:: YOUR TASK ::
Retype every entry word for word.
-.-.-
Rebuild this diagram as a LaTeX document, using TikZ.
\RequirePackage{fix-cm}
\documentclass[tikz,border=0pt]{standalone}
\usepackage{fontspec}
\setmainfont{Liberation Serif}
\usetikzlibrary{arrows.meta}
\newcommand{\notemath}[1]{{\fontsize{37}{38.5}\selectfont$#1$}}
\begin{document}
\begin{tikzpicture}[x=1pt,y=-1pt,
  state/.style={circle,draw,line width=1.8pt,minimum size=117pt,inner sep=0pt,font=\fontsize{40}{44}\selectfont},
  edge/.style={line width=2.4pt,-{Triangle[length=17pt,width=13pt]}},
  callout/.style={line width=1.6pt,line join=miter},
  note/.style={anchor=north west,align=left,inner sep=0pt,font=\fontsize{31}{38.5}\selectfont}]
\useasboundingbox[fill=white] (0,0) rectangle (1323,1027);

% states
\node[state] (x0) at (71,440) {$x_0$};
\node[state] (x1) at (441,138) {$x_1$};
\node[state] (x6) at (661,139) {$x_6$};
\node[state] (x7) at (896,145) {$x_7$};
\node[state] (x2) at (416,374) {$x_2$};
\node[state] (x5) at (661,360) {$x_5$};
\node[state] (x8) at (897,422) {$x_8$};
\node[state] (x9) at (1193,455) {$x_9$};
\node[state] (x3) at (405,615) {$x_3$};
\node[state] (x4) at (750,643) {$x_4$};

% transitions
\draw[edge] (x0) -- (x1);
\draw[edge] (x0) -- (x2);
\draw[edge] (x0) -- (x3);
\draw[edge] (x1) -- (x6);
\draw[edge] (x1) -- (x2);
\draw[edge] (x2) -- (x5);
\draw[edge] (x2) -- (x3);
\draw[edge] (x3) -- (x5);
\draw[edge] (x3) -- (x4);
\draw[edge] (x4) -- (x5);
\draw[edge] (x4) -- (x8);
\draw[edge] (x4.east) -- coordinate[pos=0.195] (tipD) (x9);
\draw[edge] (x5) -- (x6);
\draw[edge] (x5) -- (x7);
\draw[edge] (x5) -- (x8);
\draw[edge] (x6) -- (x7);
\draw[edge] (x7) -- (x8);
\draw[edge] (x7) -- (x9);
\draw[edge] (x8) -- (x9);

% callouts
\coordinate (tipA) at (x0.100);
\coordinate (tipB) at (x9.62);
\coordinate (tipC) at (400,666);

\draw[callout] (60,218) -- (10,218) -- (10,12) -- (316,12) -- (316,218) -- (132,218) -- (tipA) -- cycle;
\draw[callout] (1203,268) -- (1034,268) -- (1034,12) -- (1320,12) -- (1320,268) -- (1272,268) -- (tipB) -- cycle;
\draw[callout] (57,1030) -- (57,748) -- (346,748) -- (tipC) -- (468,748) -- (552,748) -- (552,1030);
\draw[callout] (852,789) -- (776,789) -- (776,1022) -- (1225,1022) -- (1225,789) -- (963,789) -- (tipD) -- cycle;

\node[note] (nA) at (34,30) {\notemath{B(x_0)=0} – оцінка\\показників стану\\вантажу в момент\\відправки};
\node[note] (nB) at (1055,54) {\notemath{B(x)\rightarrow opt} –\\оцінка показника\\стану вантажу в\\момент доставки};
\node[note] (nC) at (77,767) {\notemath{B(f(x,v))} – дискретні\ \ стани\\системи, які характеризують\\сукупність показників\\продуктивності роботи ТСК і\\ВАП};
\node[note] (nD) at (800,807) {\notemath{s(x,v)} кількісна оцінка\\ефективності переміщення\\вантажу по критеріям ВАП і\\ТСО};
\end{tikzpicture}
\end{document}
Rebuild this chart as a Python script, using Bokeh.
-.-.-
:: EXERCISE SOLUTION ::
Rebuild this diagram as a LaTeX document, using TikZ.
\RequirePackage{fix-cm}
\documentclass[tikz,border=0pt]{standalone}
\usepackage{fontspec}
\setmainfont{Liberation Serif}
\usetikzlibrary{arrows.meta}
\newcommand{\notemath}[1]{{\fontsize{37}{38.5}\selectfont$#1$}}
\begin{document}
\begin{tikzpicture}[x=1pt,y=-1pt,
  state/.style={circle,draw,line width=1.8pt,minimum size=117pt,inner sep=0pt,font=\fontsize{40}{44}\selectfont},
  edge/.style={line width=2.4pt,-{Triangle[length=17pt,width=13pt]}},
  callout/.style={line width=1.6pt,line join=miter},
  note/.style={anchor=north west,align=left,inner sep=0pt,font=\fontsize{31}{38.5}\selectfont}]
\useasboundingbox[fill=white] (0,0) rectangle (1323,1027);

% states
\node[state] (x0) at (71,440) {$x_0$};
\node[state] (x1) at (441,138) {$x_1$};
\node[state] (x6) at (661,139) {$x_6$};
\node[state] (x7) at (896,145) {$x_7$};
\node[state] (x2) at (416,374) {$x_2$};
\node[state] (x5) at (661,360) {$x_5$};
\node[state] (x8) at (897,422) {$x_8$};
\node[state] (x9) at (1193,455) {$x_9$};
\node[state] (x3) at (405,615) {$x_3$};
\node[state] (x4) at (750,643) {$x_4$};

% transitions
\draw[edge] (x0) -- (x1);
\draw[edge] (x0) -- (x2);
\draw[edge] (x0) -- (x3);
\draw[edge] (x1) -- (x6);
\draw[edge] (x1) -- (x2);
\draw[edge] (x2) -- (x5);
\draw[edge] (x2) -- (x3);
\draw[edge] (x3) -- (x5);
\draw[edge] (x3) -- (x4);
\draw[edge] (x4) -- (x5);
\draw[edge] (x4) -- (x8);
\draw[edge] (x4.east) -- coordinate[pos=0.195] (tipD) (x9);
\draw[edge] (x5) -- (x6);
\draw[edge] (x5) -- (x7);
\draw[edge] (x5) -- (x8);
\draw[edge] (x6) -- (x7);
\draw[edge] (x7) -- (x8);
\draw[edge] (x7) -- (x9);
\draw[edge] (x8) -- (x9);

% callouts
\coordinate (tipA) at (x0.100);
\coordinate (tipB) at (x9.62);
\coordinate (tipC) at (400,666);

\draw[callout] (60,218) -- (10,218) -- (10,12) -- (316,12) -- (316,218) -- (132,218) -- (tipA) -- cycle;
\draw[callout] (1203,268) -- (1034,268) -- (1034,12) -- (1320,12) -- (1320,268) -- (1272,268) -- (tipB) -- cycle;
\draw[callout] (57,1030) -- (57,748) -- (346,748) -- (tipC) -- (468,748) -- (552,748) -- (552,1030);
\draw[callout] (852,789) -- (776,789) -- (776,1022) -- (1225,1022) -- (1225,789) -- (963,789) -- (tipD) -- cycle;

\node[note] (nA) at (34,30) {\notemath{B(x_0)=0} – оцінка\\показників стану\\вантажу в момент\\відправки};
\node[note] (nB) at (1055,54) {\notemath{B(x)\rightarrow opt} –\\оцінка показника\\стану вантажу в\\момент доставки};
\node[note] (nC) at (77,767) {\notemath{B(f(x,v))} – дискретні\ \ стани\\системи, які характеризують\\сукупність показників\\продуктивності роботи ТСК і\\ВАП};
\node[note] (nD) at (800,807) {\notemath{s(x,v)} кількісна оцінка\\ефективності переміщення\\вантажу по критеріям ВАП і\\ТСО};
\end{tikzpicture}
\end{document}
Rebuild this chart as a Python script, using Bokeh.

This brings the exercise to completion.